I commend whomever commissioned Karsten Fundal to compose orchestral music complement Efterklang’s. His style of dreamy, Debussian sound-stream fit to their specific brand of indie-pop. The one song that wasn’t an adaptation of an Efterklang song was a composition of his, and I perhaps am biased to his work, but found it to be one of the highlights of the night.

This is not in any way meant to detract from Efterklang’s contribution, they were indeed excellent as well. They are a couple of very goofy guys, and seemed a little confused by the idea of a sit down venue, but handled it quite well. No notes were missed, and they managed to convey the enthusiasm of their music with ease, dancing, enjoying themselves, and having the crowd eating out of the palms of their hands.
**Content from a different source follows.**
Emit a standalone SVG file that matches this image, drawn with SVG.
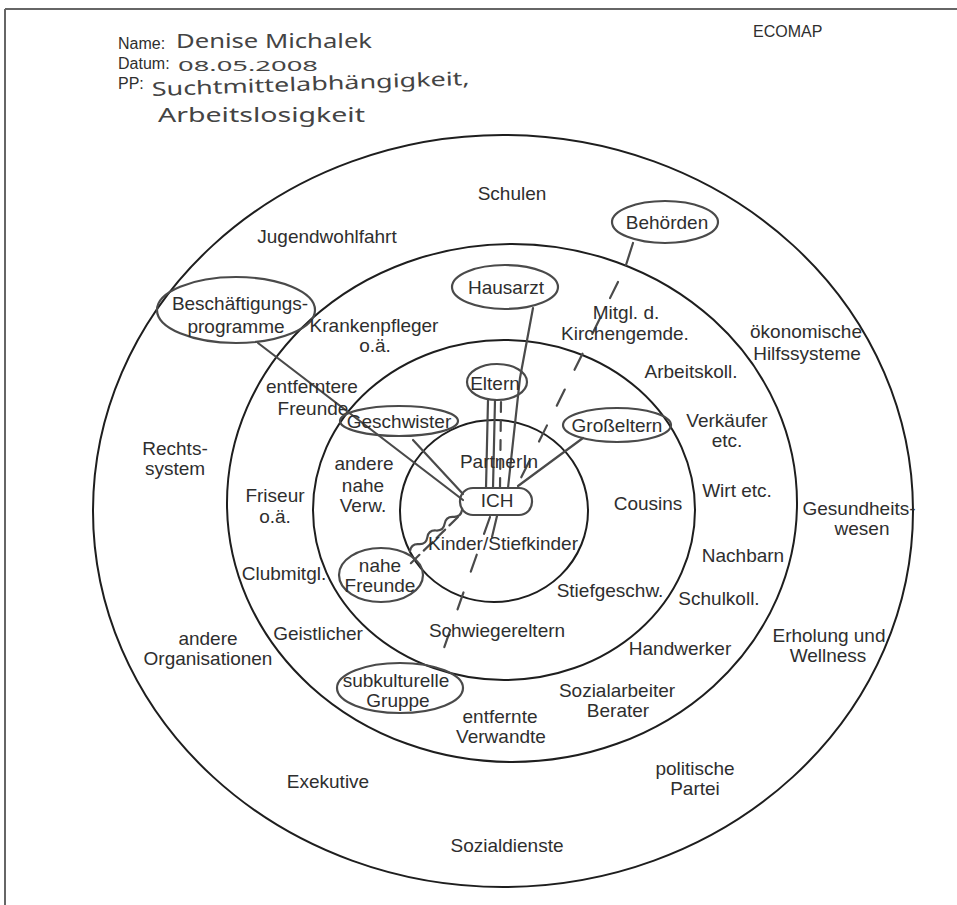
<svg xmlns="http://www.w3.org/2000/svg" width="957" height="905" viewBox="0 0 957 905">
<style>
.lbl{font-family:"Liberation Sans",Arial,sans-serif;font-size:19px;fill:#2e2e2e;text-anchor:middle}
.hdr{font-family:"Liberation Sans",Arial,sans-serif;font-size:16px;fill:#2e2e2e}
.hand{font-family:"Noto Sans","DejaVu Sans",sans-serif;fill:#444}
.ring{fill:none;stroke:#1e1e1e;stroke-width:2}
.hn{fill:none;stroke:#4a4a4a;stroke-width:2.2}
.con{fill:none;stroke:#4a4a4a;stroke-width:2.2;stroke-linecap:round}
.dash{stroke-dasharray:18 22}
</style>
<rect width="957" height="905" fill="#fff"/>
<g id="frame">
<line x1="5" y1="9" x2="957" y2="9" stroke="#666" stroke-width="2"/>
<line x1="5" y1="9" x2="5" y2="905" stroke="#666" stroke-width="2"/>
</g>
<g id="header">
<text class="hdr" x="753" y="37" font-size="17">ECOMAP</text>
<text class="hdr" x="118" y="49">Name:</text>
<text class="hdr" x="118" y="69">Datum:</text>
<text class="hdr" x="118" y="89">PP:</text>
<text class="hand" x="176" y="48" font-size="20" textLength="196" lengthAdjust="spacingAndGlyphs">Denise Michalek</text>
<text class="hand" x="178" y="71" font-size="15" textLength="140" lengthAdjust="spacingAndGlyphs">08.05.2008</text>
<text class="hand" x="152" y="96" font-size="19" textLength="318" lengthAdjust="spacingAndGlyphs" transform="rotate(-2 152 96)">Suchtmittelabhängigkeit,</text>
<text class="hand" x="158" y="122" font-size="19" textLength="207" lengthAdjust="spacingAndGlyphs">Arbeitslosigkeit</text>
</g>
<g id="rings">
<ellipse class="ring" cx="503" cy="511" rx="410" ry="376"/>
<ellipse class="ring" cx="512" cy="503" rx="285" ry="259"/>
<ellipse class="ring" cx="504" cy="510" rx="191" ry="170"/>
<ellipse class="ring" cx="494" cy="511" rx="94" ry="91"/>
</g>
<g id="connectors">
<line class="con" x1="258" y1="343" x2="463" y2="500"/>
<line class="con" x1="413" y1="440" x2="463" y2="494"/>
<line class="con" x1="488" y1="400" x2="486" y2="488"/>
<line class="con" x1="495" y1="400" x2="493" y2="488"/>
<line class="con" x1="501" y1="402" x2="500" y2="488" stroke-dasharray="10 9"/>
<polyline class="con" points="533,308 520,378 508,488"/>
<line class="con" x1="633" y1="243" x2="626" y2="265"/>
<line class="con dash" x1="618" y1="282" x2="516" y2="488"/>
<line class="con dash" x1="490" y1="517" x2="437" y2="668"/>
<line class="con" x1="497" y1="516" x2="492" y2="537"/>
<line class="con" x1="583" y1="438" x2="518" y2="486"/>
<path class="con" d="M462,510 Q460.77,517.36 453.33,516.83 Q445.9,516.31 444.67,523.67 Q443.43,531.02 436,530.5 Q428.57,529.98 427.33,537.33 Q426.1,544.69 418.67,544.17 Q411.23,543.64 410,551"/>
<line class="con" x1="458" y1="517" x2="408" y2="566" stroke-dasharray="12 6"/>
</g>
<g id="outer-ring-labels">
<g id="schulen"><text class="lbl" x="512" y="200">Schulen</text></g>
<g id="jugendwohlfahrt"><text class="lbl" x="327" y="243">Jugendwohlfahrt</text></g>
<g id="rechtssystem"><text class="lbl" x="175" y="455">Rechts-</text><text class="lbl" x="175" y="475">system</text></g>
<g id="andere-org"><text class="lbl" x="208" y="645">andere</text><text class="lbl" x="208" y="665">Organisationen</text></g>
<g id="exekutive"><text class="lbl" x="328" y="788">Exekutive</text></g>
<g id="sozialdienste"><text class="lbl" x="507" y="852">Sozialdienste</text></g>
<g id="partei"><text class="lbl" x="695" y="775">politische</text><text class="lbl" x="695" y="795">Partei</text></g>
<g id="erholung"><text class="lbl" x="829" y="642">Erholung und</text><text class="lbl" x="828" y="662">Wellness</text></g>
<g id="gesundheit"><text class="lbl" x="859" y="515">Gesundheits-</text><text class="lbl" x="862" y="535">wesen</text></g>
<g id="oekonomisch"><text class="lbl" x="806" y="338">ökonomische</text><text class="lbl" x="807" y="360">Hilfssysteme</text></g>
<g id="behoerden"><ellipse class="hn" cx="665" cy="222" rx="53" ry="21"/><text class="lbl" x="667" y="229">Behörden</text></g>
<g id="beschaeftigung"><ellipse class="hn" cx="236" cy="310" rx="79" ry="33"/><text class="lbl" x="240" y="310">Beschäftigungs-</text><text class="lbl" x="236" y="333">programme</text></g>
</g>
<g id="second-ring-labels">
<g id="krankenpfleger"><text class="lbl" x="374" y="332">Krankenpfleger</text><text class="lbl" x="375" y="352">o.ä.</text></g>
<g id="hausarzt"><ellipse class="hn" cx="505" cy="287" rx="53" ry="22"/><text class="lbl" x="506" y="294">Hausarzt</text></g>
<g id="kirche"><text class="lbl" x="626" y="319">Mitgl. d.</text><text class="lbl" x="625" y="340">Kirchengemde.</text></g>
<g id="arbeitskoll"><text class="lbl" x="691" y="378">Arbeitskoll.</text></g>
<g id="verkaeufer"><text class="lbl" x="727" y="427">Verkäufer</text><text class="lbl" x="727" y="447">etc.</text></g>
<g id="wirt"><text class="lbl" x="737" y="497">Wirt etc.</text></g>
<g id="nachbarn"><text class="lbl" x="743" y="562">Nachbarn</text></g>
<g id="schulkoll"><text class="lbl" x="719" y="605">Schulkoll.</text></g>
<g id="handwerker"><text class="lbl" x="680" y="655">Handwerker</text></g>
<g id="sozialarbeiter"><text class="lbl" x="617" y="697">Sozialarbeiter</text><text class="lbl" x="618" y="717">Berater</text></g>
<g id="entfernte-verwandte"><text class="lbl" x="500" y="723">entfernte</text><text class="lbl" x="501" y="743">Verwandte</text></g>
<g id="subkultur"><ellipse class="hn" cx="400" cy="688" rx="63" ry="25"/><text class="lbl" x="396" y="687">subkulturelle</text><text class="lbl" x="398" y="707">Gruppe</text></g>
<g id="geistlicher"><text class="lbl" x="318" y="640">Geistlicher</text></g>
<g id="clubmitgl"><text class="lbl" x="284" y="580">Clubmitgl.</text></g>
<g id="friseur"><text class="lbl" x="275" y="502">Friseur</text><text class="lbl" x="275" y="523">o.ä.</text></g>
<g id="entferntere-freunde"><text class="lbl" x="312" y="393">entferntere</text><text class="lbl" x="313" y="415">Freunde</text></g>
</g>
<g id="third-ring-labels">
<g id="eltern"><ellipse class="hn" cx="497" cy="382" rx="30" ry="18"/><text class="lbl" x="495" y="390">Eltern</text></g>
<g id="geschwister"><ellipse class="hn" cx="399" cy="421" rx="59" ry="15"/><text class="lbl" x="399" y="428">Geschwister</text></g>
<g id="grosseltern"><ellipse class="hn" cx="617" cy="425" rx="54" ry="17"/><text class="lbl" x="617" y="432">Großeltern</text></g>
<g id="andere-verw"><text class="lbl" x="364" y="470">andere</text><text class="lbl" x="363" y="492">nahe</text><text class="lbl" x="363" y="512">Verw.</text></g>
<g id="cousins"><text class="lbl" x="648" y="510">Cousins</text></g>
<g id="stiefgeschw"><text class="lbl" x="610" y="597">Stiefgeschw.</text></g>
<g id="schwiegereltern"><text class="lbl" x="497" y="637">Schwiegereltern</text></g>
<g id="nahe-freunde"><ellipse class="hn" cx="381" cy="575" rx="42" ry="27"/><text class="lbl" x="380" y="572">nahe</text><text class="lbl" x="380" y="592">Freunde</text></g>
</g>
<g id="inner-labels">
<g id="partnerin"><text class="lbl" x="499" y="468">PartnerIn</text></g>
<g id="ich"><rect x="460" y="488" width="72" height="27" rx="13" fill="#fff" class="hn"/><text class="lbl" x="497" y="507">ICH</text></g>
<g id="kinder"><text class="lbl" x="503" y="550">Kinder/Stiefkinder</text></g>
</g>
</svg>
The new album sports some very cool songs, drawing subtly on African rhythms and sounds, and in this particular setting, they created music that could hold it’s own to the iconic soundtrack to The Lion King in accessibility and authenticity.

There were elements of it that tickled me, such as the choice of one back up singer to where an outfit reminiscent of Klaus Nomi, the hysterical interactions between bassist Rasmus Stolberg and drummer Budgie, and the exaggerated movements of certain other performers. So in a way, I guess I was not fully proven wrong: there were some elements that were just a little bit cheesy. But the music was phenomenal, and I fully plan on attending other shows at the Met, and now can give pop/orchestral collaborations the benefit of the doubt.